Why You Should Donate Blood During the Dog Days of Summer

During the summer, schools are out, college students are on break, and many have vacations planned to enjoy the nice weather. Even those who do not have vacations planned tend to have busier schedules due to cookouts and pool parties. Most people don’t give much thought to what these breaks and increased activities mean for the donor centers, but we at Incept know that summer is a time of year when blood is needed the most.

I would like to share with you a few things we can do to help schedule these busy donors.

  1. The first thing we can do to get a busy donor to schedule a donation is to educate the donor that this time ofyear is when blood is needed the most. Next, we want to use our LAMA skills to acknowledge the donor when they tell us why they are too busy to donate.
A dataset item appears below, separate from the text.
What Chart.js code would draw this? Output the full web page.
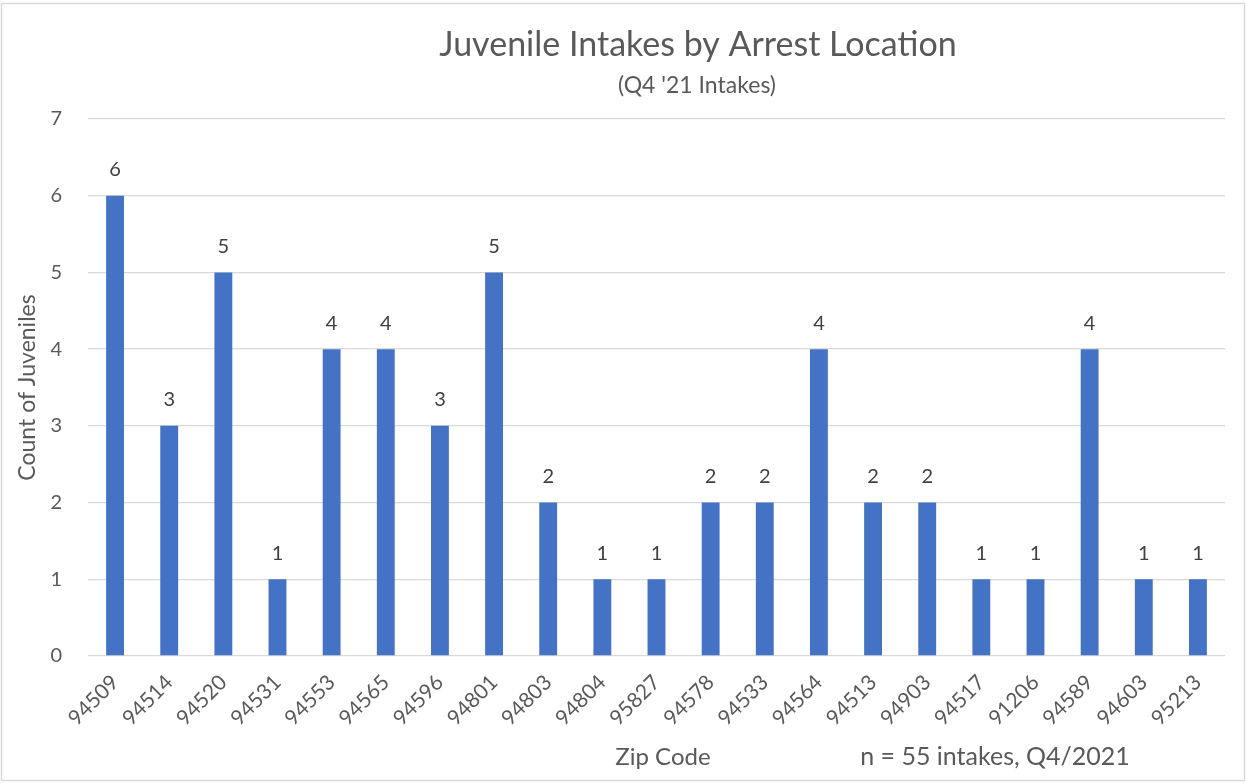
<!DOCTYPE html>
<html>
<head>
<meta charset="utf-8">
<script src="https://cdn.jsdelivr.net/npm/chart.js@4.4.0/dist/chart.umd.min.js"></script>
<style>
  html, body { margin: 0; padding: 0; background: #fff; }
  #wrap { width: 1247px; height: 784px; }
</style>
</head>
<body>
<div id="wrap"><canvas id="chart" width="1247" height="784"></canvas></div>
<script>
// Podaci sa grafikona
const zipCodes = ['94509', '94514', '94520', '94531', '94553', '94565', '94596', '94801', '94803', '94804', '95827',
                  '94578', '94533', '94564', '94513', '94903', '94517', '91206', '94589', '94603', '95213'];
const juvenileCounts = [6, 3, 5, 1, 4, 4, 3, 5, 2, 1, 1, 2, 2, 4, 2, 2, 1, 1, 4, 1, 1];
const yTicks = [0, 1, 2, 3, 4, 5, 6, 7];

const chartTitle = 'Juvenile Intakes by Arrest Location';
const chartSubtitle = "(Q4 '21 Intakes)";
const xTitle = 'Zip Code';
const noteText = 'n = 55 intakes, Q4/2021';

const FONT = 'Lato, "Open Sans", sans-serif';
const TEXT = '#595959';

// Okvir, naslovi i oznake iznad stubova
const decorPlugin = {
    id: 'decor',
    beforeDraw(chart) {
        const ctx = chart.ctx;
        ctx.save();
        ctx.fillStyle = '#fff';
        ctx.fillRect(0, 0, chart.width, chart.height);
        ctx.strokeStyle = '#D9D9D9';
        ctx.lineWidth = 1.5;
        ctx.strokeRect(1.5, 3.5, chart.width - 4, chart.height - 7);
        ctx.restore();
    },
    afterDatasetsDraw(chart) {
        const ctx = chart.ctx;
        ctx.save();
        ctx.textAlign = 'center';
        ctx.textBaseline = 'middle';

        ctx.fillStyle = TEXT;
        ctx.font = '34px ' + FONT;
        ctx.fillText(chartTitle, 698, 45);
        ctx.font = '23px ' + FONT;
        ctx.fillText(chartSubtitle, 697, 86);

        ctx.font = '24px ' + FONT;
        ctx.fillText(xTitle, 663, 757);
        ctx.font = '25px ' + FONT;
        ctx.fillText(noteText, 995, 757);

        // vrednosti iznad stubova
        ctx.fillStyle = '#404040';
        ctx.font = '20px ' + FONT;
        const meta = chart.getDatasetMeta(0);
        meta.data.forEach((bar, i) => {
            ctx.fillText(String(juvenileCounts[i]), bar.x, bar.y - 26);
        });
        ctx.restore();
    }
};

new Chart(document.getElementById('chart'), {
    type: 'bar',
    data: {
        labels: zipCodes,
        datasets: [{
            data: juvenileCounts,
            backgroundColor: '#4472C4',
            borderWidth: 0,
            categoryPercentage: 1,
            barPercentage: 0.33
        }]
    },
    options: {
        responsive: false,
        animation: false,
        layout: { padding: { top: 119, left: 12, right: 22, bottom: 0 } },
        plugins: {
            legend: { display: false },
            tooltip: { enabled: false }
        },
        scales: {
            x: {
                grid: { display: false, drawTicks: false },
                border: { display: false },
                ticks: {
                    color: TEXT,
                    font: { family: FONT, size: 21 },
                    minRotation: 45,
                    maxRotation: 45,
                    padding: 14,
                    autoSkip: false
                },
                afterFit(scale) { scale.height = 784 - 656; }
            },
            y: {
                min: 0,
                max: 7,
                grid: { color: '#D9D9D9', lineWidth: 1.3, drawTicks: false },
                border: { display: false },
                afterBuildTicks(scale) { scale.ticks = yTicks.map(v => ({ value: v })); },
                ticks: {
                    color: TEXT,
                    font: { family: FONT, size: 20 },
                    padding: 26
                },
                title: {
                    display: true,
                    text: 'Count of Juveniles',
                    color: TEXT,
                    font: { family: FONT, size: 23 },
                    padding: 2
                },
                afterFit(scale) { scale.width = 88 - 12; }
            }
        }
    },
    plugins: [decorPlugin]
});
</script>
</body>
</html>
We want to let them know that we understand that this is a busy time for them. We can even take this time to relate with the donor by telling them what plans we have for the summer – anything to communicate that we understand that time is tight. We want to follow this up by making a statement about how the summer is actually one of the times that blood is needed the most because everyone is so busy.
  2. After they are made aware of this, we want to explain to them that we are here to help find a day and time that would fit their busy schedule. It can be very helpful to ask the donor what days are typically less busy for them or if they have a set day of the week off of work. Asking probing questions like this gets the donor in the mindset of figuring out what their schedule is like. Once they have a day in mind it is easier to inform them of the times that we have available for the locations in their area.
  3. The last and most important step is to use a trial close when asking the donor what time would work best for them to donate. An example of a trial close would be, “We are open from 9:00 a.m. to 5:00 p.m. on Tuesday. Would you like to donate in the morning or the afternoon?” Using a trial close will force the donor to choose an option rather than giving them an easy out.

The keys to getting the donor to schedule are simple: educate them on the need, show empathy toward their busy schedule, relate to donor and speak to them the way you would like to be spoken to, be accommodating toward their availability, and be assumptive. Now that you have learned how to schedule a busy blood donor, let’s put these tips to good use and save some lives!